* PROBLEM REQUIREMENTS:
Extract every line below that contains the word "this".
Begin INFORMATION PROVIDED
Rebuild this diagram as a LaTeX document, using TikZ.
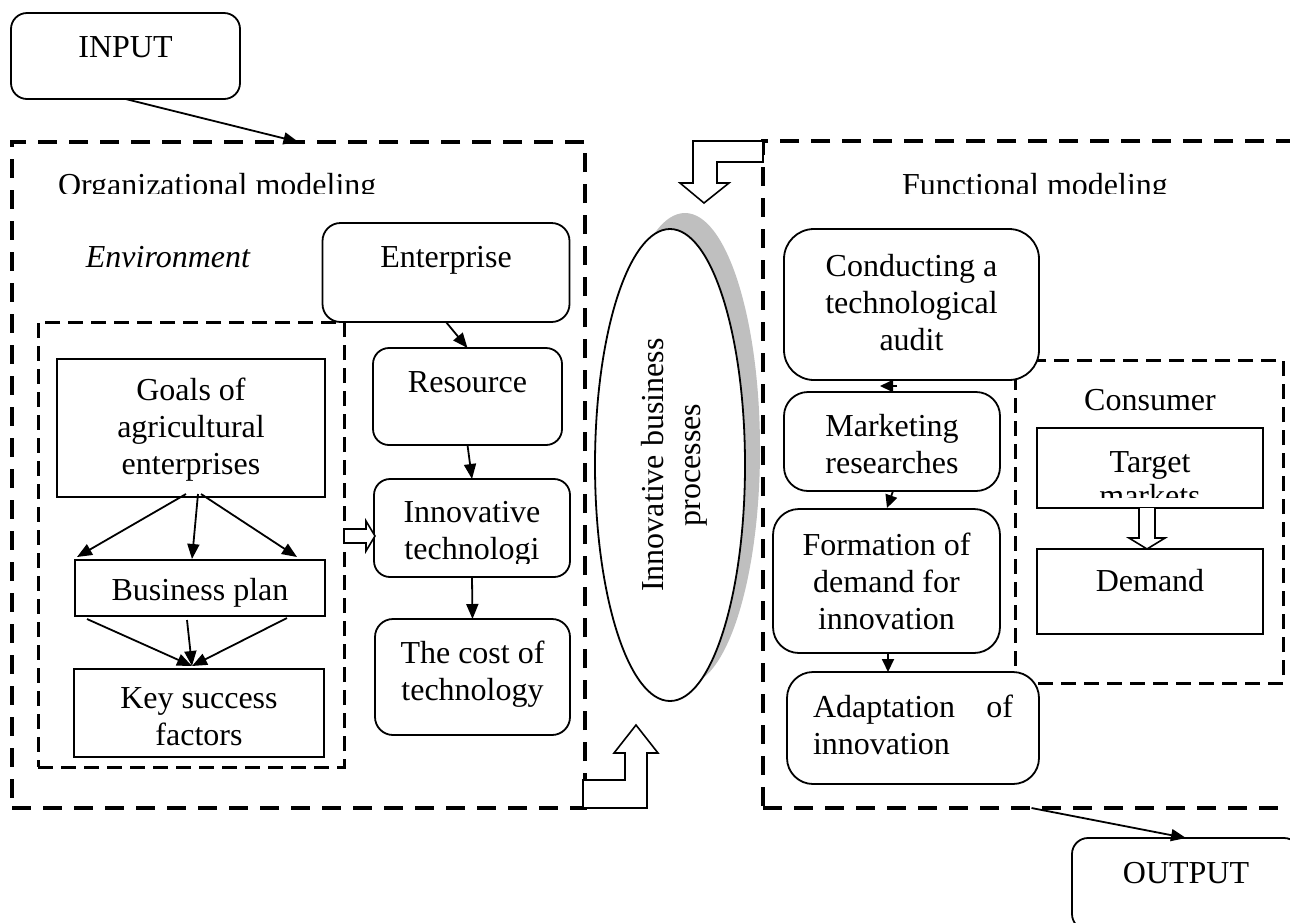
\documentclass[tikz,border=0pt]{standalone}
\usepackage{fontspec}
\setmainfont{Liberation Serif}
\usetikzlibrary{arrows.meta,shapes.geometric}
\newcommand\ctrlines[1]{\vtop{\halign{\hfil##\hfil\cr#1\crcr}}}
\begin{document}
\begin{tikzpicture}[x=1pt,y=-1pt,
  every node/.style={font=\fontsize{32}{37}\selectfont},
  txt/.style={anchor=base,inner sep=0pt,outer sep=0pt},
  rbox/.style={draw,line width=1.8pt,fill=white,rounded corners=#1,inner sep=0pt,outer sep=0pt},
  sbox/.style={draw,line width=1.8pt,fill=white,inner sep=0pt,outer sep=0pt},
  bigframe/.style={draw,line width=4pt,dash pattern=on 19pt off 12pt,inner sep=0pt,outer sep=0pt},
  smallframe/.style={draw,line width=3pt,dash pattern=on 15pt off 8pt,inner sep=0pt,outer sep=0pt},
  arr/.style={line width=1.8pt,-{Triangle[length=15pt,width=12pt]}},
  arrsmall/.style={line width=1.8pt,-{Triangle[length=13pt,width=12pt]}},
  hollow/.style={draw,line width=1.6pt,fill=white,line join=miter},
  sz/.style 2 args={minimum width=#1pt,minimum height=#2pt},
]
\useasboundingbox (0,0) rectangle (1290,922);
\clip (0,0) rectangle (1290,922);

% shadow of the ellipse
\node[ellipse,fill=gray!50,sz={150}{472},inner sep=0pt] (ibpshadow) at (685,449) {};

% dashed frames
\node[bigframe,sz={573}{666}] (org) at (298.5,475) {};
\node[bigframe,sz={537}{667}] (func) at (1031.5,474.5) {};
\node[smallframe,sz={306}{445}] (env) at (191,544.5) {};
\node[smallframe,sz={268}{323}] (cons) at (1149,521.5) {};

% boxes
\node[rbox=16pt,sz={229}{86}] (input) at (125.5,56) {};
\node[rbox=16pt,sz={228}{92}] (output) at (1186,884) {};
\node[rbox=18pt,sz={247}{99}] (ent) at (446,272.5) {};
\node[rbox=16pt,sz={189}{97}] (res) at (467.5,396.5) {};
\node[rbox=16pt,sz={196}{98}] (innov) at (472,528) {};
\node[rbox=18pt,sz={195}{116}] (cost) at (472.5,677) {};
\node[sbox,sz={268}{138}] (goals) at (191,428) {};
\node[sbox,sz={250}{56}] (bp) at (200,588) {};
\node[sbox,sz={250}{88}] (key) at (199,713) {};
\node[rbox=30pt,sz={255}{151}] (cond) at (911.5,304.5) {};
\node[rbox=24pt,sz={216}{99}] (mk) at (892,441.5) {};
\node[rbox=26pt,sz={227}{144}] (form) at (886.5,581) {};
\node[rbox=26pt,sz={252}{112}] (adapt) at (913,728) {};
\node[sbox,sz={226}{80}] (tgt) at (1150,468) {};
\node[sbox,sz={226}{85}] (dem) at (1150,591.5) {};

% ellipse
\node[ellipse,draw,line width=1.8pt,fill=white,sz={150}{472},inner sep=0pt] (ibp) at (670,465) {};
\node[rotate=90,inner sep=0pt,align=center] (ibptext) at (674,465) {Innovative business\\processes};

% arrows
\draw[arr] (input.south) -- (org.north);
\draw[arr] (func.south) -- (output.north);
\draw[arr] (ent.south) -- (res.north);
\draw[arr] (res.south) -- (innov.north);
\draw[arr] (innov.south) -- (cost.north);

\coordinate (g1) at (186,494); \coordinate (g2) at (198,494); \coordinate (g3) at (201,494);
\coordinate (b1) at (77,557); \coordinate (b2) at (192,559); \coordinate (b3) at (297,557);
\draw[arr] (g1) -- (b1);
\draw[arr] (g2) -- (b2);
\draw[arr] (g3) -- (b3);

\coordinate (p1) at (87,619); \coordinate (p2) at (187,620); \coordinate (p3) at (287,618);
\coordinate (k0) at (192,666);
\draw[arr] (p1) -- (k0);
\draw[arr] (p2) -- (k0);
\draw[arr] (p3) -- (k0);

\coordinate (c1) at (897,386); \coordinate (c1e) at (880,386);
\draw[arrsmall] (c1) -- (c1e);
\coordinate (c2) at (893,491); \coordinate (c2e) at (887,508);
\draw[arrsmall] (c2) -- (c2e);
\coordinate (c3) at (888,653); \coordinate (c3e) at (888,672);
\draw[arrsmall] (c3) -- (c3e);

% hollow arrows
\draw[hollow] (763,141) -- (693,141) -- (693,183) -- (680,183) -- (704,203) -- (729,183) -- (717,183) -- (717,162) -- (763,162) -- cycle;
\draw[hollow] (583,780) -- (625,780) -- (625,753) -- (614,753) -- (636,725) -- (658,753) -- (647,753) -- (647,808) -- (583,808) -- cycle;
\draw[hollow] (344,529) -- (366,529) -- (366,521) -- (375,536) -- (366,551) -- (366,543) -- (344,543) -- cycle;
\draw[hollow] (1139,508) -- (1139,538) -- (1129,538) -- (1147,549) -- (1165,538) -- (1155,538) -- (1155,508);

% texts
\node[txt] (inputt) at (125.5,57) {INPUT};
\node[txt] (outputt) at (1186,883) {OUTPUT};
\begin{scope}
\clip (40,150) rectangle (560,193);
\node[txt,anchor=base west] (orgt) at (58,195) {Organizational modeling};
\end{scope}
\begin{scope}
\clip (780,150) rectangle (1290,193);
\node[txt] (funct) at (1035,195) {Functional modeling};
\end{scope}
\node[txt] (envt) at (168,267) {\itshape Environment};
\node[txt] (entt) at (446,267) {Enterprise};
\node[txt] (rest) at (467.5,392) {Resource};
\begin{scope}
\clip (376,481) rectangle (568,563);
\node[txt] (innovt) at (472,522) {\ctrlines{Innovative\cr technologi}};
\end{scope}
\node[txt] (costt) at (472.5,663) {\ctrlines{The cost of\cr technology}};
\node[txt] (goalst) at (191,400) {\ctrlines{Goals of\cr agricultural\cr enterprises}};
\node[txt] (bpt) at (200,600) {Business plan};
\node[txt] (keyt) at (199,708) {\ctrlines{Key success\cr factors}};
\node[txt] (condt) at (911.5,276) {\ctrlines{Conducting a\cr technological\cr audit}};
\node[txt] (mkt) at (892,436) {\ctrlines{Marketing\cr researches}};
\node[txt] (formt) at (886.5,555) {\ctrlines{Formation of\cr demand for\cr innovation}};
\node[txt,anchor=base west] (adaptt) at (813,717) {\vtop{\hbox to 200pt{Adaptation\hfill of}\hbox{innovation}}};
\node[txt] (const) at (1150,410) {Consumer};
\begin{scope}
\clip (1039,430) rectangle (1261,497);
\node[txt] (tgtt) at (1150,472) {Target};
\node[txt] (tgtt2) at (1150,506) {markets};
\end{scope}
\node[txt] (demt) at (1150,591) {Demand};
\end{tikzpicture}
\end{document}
End INFORMATION PROVIDED
Begin INFORMATION PROVIDED
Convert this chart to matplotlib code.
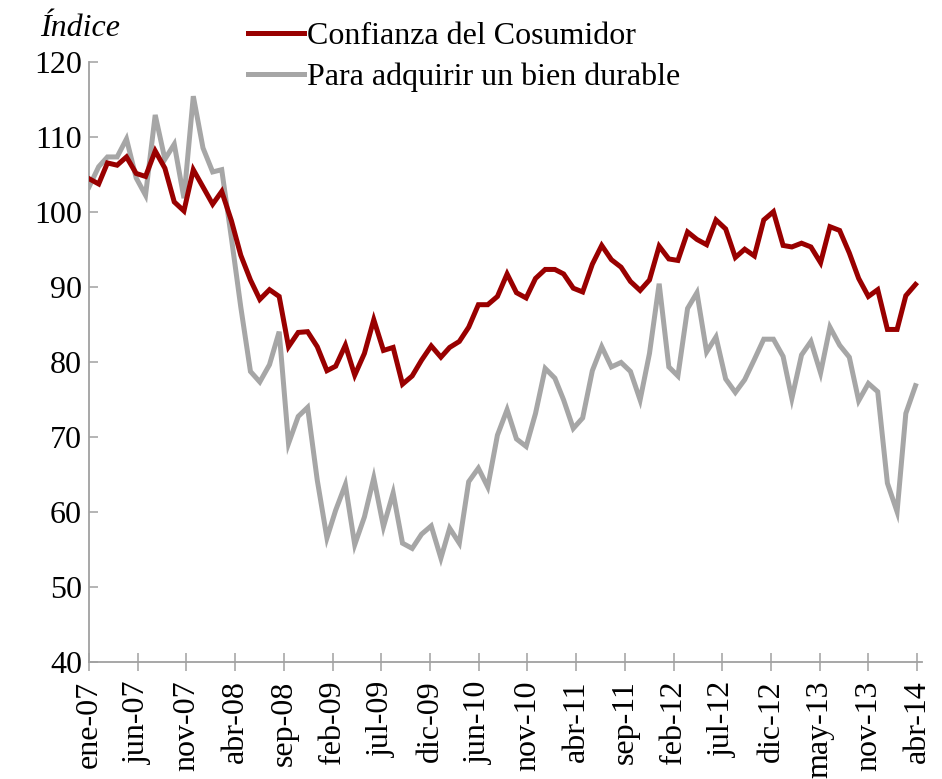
End INFORMATION PROVIDED
Begin INFORMATION PROVIDED
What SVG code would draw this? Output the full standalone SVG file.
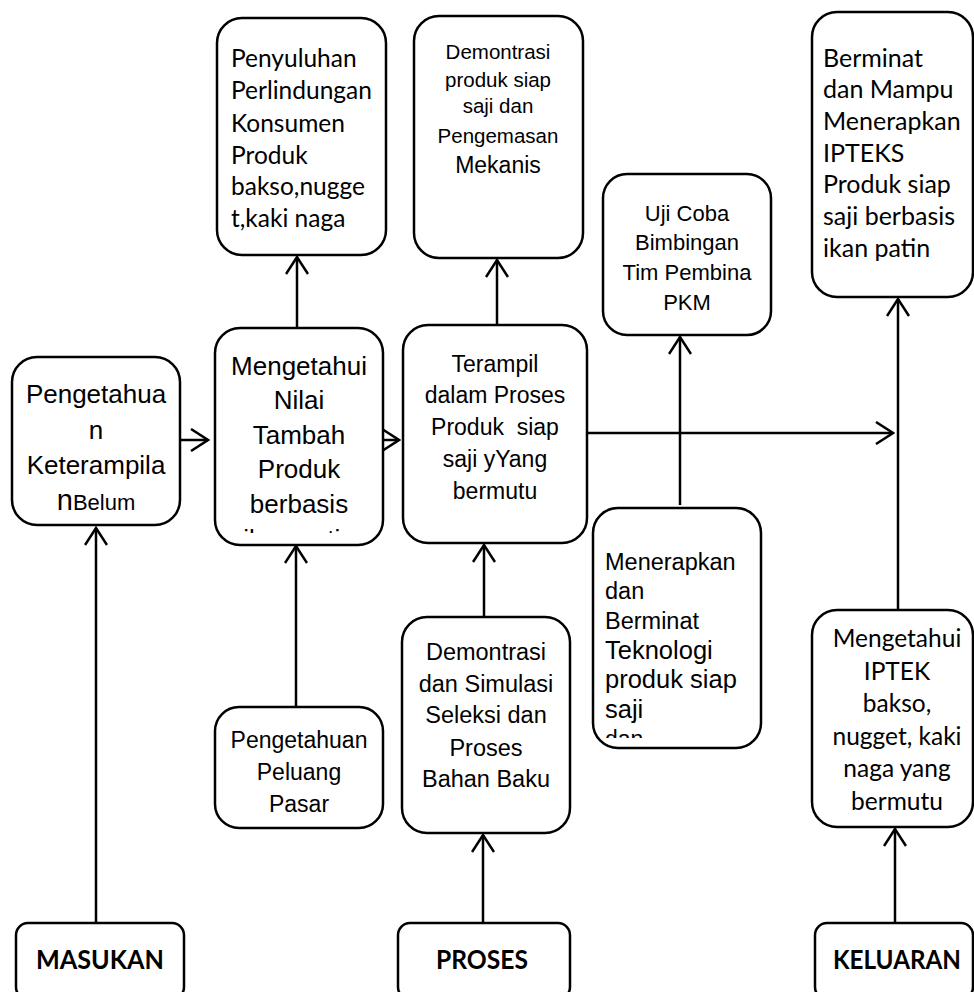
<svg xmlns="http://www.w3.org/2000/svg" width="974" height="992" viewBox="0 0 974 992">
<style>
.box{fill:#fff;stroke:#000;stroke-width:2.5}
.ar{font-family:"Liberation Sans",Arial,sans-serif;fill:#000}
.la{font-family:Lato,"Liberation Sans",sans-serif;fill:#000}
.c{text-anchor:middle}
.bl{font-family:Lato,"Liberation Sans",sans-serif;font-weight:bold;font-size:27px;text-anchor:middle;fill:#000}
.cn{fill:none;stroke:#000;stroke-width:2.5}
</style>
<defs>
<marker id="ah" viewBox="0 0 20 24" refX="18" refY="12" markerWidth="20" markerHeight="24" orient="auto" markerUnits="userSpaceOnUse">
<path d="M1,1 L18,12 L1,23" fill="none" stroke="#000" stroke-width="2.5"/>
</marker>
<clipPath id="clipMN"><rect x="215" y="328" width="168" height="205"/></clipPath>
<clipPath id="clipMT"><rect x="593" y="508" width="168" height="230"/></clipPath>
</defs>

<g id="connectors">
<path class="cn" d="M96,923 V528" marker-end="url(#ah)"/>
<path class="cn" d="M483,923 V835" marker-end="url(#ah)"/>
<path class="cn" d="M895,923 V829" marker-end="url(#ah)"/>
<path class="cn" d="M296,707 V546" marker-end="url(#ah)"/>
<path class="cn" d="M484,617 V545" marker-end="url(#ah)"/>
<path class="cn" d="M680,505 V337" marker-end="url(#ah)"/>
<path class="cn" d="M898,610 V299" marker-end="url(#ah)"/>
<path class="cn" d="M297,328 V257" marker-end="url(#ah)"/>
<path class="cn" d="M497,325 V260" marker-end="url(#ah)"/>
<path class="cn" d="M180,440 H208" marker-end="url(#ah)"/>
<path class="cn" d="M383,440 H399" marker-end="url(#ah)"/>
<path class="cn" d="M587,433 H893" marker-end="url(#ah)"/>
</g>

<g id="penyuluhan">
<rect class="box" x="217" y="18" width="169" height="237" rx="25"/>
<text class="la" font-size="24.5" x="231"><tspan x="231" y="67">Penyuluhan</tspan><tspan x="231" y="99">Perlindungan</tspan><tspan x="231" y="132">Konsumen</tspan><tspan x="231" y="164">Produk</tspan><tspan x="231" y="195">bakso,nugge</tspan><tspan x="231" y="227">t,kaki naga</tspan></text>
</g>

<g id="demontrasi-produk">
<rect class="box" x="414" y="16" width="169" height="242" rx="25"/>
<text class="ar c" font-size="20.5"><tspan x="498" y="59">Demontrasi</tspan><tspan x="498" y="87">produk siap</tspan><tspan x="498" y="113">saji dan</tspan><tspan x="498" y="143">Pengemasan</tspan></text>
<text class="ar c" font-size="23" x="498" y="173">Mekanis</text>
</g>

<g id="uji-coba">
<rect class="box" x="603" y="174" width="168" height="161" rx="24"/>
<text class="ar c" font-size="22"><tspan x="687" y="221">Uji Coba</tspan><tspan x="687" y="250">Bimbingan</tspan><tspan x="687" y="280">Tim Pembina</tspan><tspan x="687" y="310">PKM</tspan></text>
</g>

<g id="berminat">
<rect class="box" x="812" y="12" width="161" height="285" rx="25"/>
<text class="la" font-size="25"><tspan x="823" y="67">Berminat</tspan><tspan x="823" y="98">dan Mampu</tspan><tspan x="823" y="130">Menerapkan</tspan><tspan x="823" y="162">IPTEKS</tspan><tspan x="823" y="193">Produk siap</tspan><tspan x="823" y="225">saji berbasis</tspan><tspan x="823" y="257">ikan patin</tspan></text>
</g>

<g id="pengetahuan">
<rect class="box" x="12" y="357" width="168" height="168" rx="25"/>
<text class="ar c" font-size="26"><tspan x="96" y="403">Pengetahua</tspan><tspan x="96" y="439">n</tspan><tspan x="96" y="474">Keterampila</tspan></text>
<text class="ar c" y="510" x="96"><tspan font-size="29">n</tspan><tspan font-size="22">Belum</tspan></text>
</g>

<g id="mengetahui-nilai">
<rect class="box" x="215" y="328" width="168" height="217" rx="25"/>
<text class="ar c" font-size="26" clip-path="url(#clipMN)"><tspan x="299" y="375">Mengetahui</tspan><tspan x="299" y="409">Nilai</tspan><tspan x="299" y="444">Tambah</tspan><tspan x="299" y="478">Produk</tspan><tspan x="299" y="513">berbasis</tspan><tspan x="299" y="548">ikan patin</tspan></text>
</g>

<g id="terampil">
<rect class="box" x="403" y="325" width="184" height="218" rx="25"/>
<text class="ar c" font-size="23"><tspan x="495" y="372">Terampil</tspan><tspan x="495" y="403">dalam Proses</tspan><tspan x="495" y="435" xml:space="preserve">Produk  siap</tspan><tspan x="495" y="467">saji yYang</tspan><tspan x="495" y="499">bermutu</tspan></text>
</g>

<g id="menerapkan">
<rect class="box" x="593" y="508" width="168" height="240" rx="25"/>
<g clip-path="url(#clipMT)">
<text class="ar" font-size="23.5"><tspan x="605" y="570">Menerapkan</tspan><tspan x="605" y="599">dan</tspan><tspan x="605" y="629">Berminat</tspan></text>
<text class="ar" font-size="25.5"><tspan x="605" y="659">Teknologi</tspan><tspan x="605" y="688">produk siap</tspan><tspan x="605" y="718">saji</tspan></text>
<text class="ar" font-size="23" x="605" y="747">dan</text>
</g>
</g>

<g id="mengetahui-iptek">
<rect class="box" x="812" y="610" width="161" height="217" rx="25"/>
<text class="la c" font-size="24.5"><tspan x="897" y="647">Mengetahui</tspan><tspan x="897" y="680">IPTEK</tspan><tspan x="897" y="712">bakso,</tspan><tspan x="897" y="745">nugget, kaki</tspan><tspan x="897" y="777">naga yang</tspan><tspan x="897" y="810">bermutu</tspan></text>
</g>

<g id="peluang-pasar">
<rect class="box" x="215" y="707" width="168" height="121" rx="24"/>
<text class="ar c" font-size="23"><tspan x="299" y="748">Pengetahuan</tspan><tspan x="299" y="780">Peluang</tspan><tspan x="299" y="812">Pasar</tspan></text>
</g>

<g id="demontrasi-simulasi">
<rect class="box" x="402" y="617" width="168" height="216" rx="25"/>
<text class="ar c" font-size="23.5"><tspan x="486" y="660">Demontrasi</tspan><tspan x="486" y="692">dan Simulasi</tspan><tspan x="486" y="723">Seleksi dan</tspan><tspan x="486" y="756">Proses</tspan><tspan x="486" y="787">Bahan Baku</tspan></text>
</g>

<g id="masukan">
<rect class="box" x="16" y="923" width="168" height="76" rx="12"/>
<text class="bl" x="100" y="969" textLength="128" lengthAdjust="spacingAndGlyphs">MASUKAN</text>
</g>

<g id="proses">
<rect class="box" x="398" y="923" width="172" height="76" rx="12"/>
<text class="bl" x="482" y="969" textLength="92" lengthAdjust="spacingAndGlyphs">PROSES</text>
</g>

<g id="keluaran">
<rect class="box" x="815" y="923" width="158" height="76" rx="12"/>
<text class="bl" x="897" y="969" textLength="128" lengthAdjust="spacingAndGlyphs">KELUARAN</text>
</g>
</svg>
End INFORMATION PROVIDED
* FULL RESPONSE:
Rebuild this diagram as a LaTeX document, using TikZ.
Convert this chart to matplotlib code.
What SVG code would draw this? Output the full standalone SVG file.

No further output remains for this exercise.